## [Task details]
Your job is to return the lines between the line holding "Convert this chart to Plotly code." and the line holding "0.12, 0.17, 0.1]", inclusive, exactly and with no pictures.
==== Task data
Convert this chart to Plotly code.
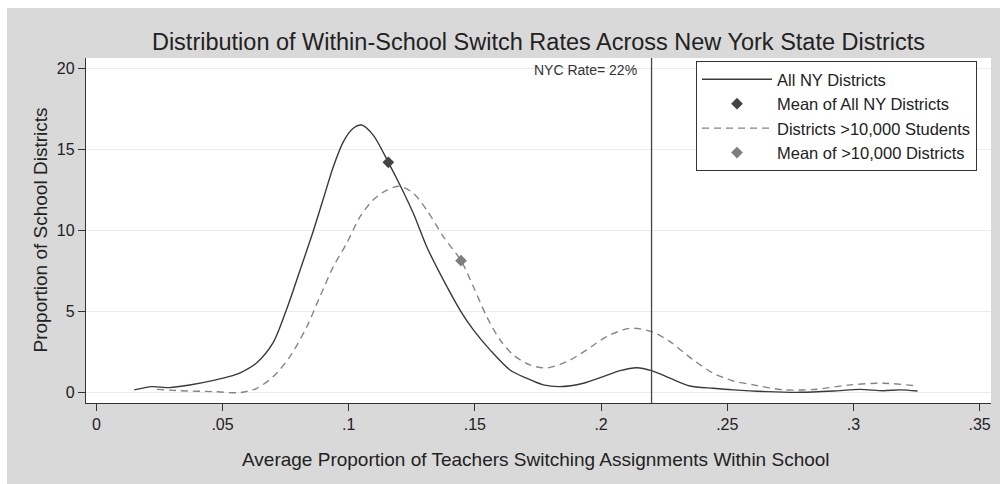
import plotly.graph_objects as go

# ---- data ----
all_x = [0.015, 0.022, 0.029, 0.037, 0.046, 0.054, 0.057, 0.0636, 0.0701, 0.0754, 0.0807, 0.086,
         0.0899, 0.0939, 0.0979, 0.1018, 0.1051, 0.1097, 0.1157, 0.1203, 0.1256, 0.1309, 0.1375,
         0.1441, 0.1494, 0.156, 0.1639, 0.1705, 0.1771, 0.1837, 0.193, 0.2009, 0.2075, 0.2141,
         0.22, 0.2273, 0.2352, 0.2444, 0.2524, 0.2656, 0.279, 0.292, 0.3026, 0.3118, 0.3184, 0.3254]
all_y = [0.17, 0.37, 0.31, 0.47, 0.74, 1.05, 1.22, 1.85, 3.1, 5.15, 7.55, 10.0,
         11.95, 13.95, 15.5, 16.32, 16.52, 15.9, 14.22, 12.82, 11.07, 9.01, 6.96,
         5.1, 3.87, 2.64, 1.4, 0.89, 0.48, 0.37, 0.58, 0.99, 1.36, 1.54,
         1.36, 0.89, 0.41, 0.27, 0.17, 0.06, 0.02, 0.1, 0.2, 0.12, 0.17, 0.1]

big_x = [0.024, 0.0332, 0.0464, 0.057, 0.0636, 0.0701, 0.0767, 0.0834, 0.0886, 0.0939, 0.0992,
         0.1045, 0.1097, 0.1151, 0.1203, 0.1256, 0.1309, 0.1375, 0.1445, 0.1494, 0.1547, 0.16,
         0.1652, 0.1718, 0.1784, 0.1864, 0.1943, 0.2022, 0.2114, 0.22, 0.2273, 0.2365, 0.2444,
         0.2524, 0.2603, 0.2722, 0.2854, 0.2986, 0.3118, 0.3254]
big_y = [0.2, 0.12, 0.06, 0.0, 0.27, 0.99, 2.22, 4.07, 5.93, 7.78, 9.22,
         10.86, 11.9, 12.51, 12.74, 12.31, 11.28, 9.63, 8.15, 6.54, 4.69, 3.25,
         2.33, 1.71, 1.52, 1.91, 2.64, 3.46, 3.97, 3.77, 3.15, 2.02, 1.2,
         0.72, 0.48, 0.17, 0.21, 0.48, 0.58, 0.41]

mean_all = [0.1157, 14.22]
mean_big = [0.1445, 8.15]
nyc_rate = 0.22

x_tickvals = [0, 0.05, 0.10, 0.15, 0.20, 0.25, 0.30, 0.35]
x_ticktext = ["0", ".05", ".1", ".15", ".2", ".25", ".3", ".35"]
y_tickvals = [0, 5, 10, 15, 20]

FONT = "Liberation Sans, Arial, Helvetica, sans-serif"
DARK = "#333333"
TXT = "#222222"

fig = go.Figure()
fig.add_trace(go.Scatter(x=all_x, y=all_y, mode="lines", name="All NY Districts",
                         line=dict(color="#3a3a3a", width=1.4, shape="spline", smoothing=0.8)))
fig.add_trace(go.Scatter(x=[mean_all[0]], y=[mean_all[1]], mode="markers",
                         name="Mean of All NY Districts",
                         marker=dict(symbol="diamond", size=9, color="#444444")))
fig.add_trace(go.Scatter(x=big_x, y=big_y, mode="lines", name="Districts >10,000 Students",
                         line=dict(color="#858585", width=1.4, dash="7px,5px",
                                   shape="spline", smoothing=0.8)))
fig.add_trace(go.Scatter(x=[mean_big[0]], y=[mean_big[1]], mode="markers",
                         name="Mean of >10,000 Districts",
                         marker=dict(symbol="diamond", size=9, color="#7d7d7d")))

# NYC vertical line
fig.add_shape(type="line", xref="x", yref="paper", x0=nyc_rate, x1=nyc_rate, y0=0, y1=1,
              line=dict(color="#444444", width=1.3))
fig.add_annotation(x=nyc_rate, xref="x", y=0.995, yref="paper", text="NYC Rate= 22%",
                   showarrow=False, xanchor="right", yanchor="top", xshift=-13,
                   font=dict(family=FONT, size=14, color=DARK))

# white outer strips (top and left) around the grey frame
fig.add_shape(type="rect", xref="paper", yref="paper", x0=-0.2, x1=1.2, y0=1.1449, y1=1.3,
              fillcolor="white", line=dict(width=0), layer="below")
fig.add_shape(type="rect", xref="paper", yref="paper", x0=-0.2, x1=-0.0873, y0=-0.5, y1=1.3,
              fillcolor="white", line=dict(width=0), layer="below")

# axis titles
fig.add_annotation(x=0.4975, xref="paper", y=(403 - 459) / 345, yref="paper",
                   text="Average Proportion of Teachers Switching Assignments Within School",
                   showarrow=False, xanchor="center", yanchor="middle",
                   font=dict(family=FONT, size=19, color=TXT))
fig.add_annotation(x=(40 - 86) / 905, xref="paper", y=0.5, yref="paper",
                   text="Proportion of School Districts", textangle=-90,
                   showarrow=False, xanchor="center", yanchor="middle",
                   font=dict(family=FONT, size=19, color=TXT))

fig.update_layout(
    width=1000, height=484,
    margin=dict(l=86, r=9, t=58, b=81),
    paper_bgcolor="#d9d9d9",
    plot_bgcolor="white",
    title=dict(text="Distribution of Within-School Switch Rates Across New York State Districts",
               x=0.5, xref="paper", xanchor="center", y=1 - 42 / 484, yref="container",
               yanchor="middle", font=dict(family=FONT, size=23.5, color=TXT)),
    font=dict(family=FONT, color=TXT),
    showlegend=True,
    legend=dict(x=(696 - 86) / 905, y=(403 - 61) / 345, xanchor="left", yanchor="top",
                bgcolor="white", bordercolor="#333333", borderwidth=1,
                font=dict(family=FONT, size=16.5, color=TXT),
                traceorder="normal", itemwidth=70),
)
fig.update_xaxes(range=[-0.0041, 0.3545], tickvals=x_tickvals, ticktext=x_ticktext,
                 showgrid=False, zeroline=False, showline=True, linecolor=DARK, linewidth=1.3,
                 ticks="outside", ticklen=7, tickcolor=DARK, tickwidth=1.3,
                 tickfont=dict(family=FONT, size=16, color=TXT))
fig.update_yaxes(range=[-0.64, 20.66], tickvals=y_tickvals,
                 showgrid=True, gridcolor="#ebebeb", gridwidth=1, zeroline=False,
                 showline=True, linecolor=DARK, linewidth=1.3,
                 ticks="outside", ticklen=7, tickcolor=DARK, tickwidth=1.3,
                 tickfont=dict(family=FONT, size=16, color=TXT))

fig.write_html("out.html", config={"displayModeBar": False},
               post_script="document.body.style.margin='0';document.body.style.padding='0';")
========
==== Task data
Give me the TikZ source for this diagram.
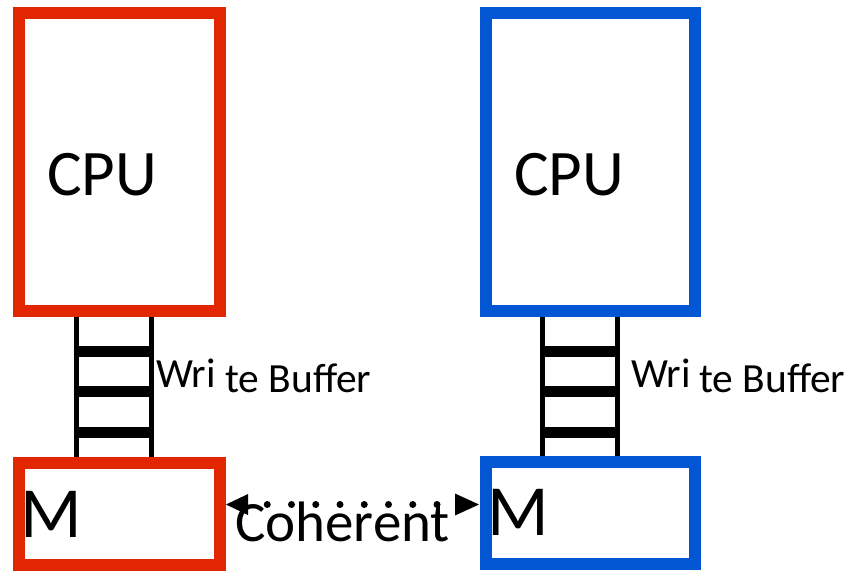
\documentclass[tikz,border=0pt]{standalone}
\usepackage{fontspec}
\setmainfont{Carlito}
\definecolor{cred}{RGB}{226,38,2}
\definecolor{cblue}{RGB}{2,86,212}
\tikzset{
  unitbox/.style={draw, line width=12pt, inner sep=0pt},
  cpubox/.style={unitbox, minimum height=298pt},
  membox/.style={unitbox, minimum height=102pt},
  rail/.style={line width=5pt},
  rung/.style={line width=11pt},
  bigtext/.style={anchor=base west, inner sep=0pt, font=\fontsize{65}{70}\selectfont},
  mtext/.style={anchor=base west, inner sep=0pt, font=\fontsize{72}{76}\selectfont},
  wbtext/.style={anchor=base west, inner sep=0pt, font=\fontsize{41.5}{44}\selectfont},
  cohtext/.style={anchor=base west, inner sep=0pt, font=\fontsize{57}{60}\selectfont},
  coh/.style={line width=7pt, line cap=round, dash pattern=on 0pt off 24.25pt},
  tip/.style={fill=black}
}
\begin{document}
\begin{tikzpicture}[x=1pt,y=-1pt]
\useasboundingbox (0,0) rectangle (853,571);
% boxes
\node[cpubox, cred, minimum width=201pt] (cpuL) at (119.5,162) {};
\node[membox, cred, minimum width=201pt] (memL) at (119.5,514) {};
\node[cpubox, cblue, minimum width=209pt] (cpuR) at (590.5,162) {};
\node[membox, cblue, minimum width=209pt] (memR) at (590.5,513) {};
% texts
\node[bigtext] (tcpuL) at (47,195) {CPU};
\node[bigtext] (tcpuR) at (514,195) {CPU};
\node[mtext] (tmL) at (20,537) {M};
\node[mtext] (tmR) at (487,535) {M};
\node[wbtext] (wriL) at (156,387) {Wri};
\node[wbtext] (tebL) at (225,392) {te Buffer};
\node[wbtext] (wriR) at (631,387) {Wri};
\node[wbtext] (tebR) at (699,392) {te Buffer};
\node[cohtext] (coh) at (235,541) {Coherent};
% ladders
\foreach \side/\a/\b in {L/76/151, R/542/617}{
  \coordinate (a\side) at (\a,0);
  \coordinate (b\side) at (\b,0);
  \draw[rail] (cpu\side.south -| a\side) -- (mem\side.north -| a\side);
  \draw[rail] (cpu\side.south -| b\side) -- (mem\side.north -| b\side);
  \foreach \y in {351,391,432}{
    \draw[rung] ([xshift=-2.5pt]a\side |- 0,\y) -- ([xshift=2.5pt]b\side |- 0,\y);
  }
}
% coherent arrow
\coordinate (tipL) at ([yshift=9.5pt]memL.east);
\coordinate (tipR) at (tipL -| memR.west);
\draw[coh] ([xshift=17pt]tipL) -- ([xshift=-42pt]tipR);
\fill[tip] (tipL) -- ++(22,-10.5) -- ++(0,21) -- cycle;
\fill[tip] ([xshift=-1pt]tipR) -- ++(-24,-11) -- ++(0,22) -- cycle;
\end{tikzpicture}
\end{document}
========
==== Task data
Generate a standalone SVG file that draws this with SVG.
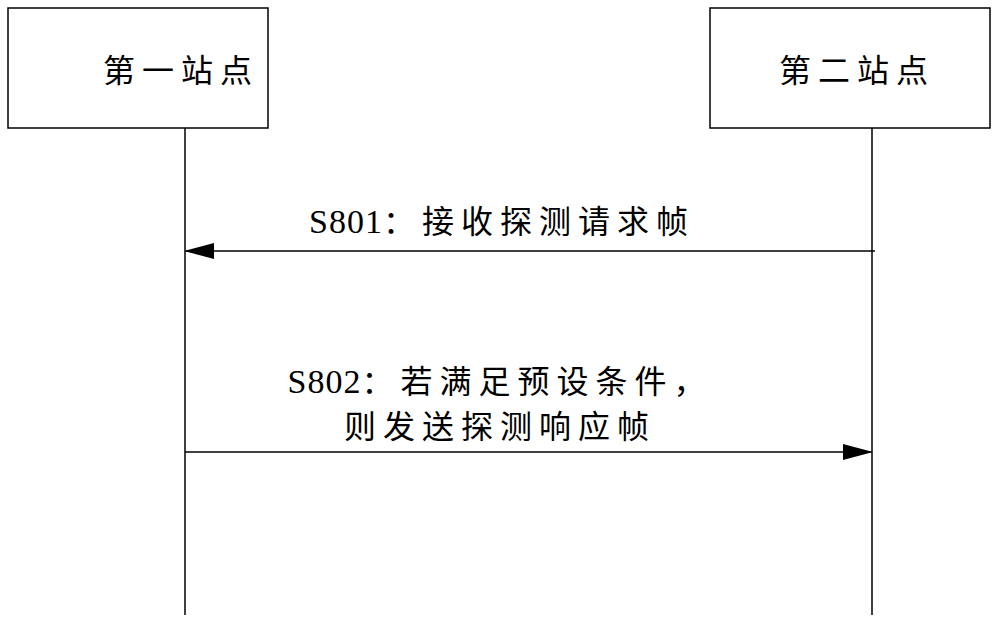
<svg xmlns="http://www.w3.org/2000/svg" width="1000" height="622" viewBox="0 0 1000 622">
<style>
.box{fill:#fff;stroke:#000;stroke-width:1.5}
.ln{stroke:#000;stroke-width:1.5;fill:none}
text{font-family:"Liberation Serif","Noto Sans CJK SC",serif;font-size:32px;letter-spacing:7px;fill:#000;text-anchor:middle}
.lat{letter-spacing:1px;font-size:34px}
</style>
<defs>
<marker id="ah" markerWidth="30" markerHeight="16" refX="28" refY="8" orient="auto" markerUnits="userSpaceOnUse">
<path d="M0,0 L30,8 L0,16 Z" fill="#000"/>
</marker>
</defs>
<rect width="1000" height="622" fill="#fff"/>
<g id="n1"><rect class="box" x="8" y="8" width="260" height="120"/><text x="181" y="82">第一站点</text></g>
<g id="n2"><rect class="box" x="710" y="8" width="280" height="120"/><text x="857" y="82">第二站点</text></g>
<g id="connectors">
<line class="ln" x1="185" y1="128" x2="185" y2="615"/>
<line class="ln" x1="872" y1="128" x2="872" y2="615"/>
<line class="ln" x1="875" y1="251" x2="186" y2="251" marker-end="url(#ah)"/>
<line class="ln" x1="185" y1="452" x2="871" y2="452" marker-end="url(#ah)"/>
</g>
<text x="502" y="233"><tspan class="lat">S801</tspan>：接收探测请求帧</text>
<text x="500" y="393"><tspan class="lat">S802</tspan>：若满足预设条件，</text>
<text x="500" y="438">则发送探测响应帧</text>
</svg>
========
## [Task output]
Convert this chart to Plotly code.
import plotly.graph_objects as go

# ---- data ----
all_x = [0.015, 0.022, 0.029, 0.037, 0.046, 0.054, 0.057, 0.0636, 0.0701, 0.0754, 0.0807, 0.086,
         0.0899, 0.0939, 0.0979, 0.1018, 0.1051, 0.1097, 0.1157, 0.1203, 0.1256, 0.1309, 0.1375,
         0.1441, 0.1494, 0.156, 0.1639, 0.1705, 0.1771, 0.1837, 0.193, 0.2009, 0.2075, 0.2141,
         0.22, 0.2273, 0.2352, 0.2444, 0.2524, 0.2656, 0.279, 0.292, 0.3026, 0.3118, 0.3184, 0.3254]
all_y = [0.17, 0.37, 0.31, 0.47, 0.74, 1.05, 1.22, 1.85, 3.1, 5.15, 7.55, 10.0,
         11.95, 13.95, 15.5, 16.32, 16.52, 15.9, 14.22, 12.82, 11.07, 9.01, 6.96,
         5.1, 3.87, 2.64, 1.4, 0.89, 0.48, 0.37, 0.58, 0.99, 1.36, 1.54,
         1.36, 0.89, 0.41, 0.27, 0.17, 0.06, 0.02, 0.1, 0.2, 0.12, 0.17, 0.1]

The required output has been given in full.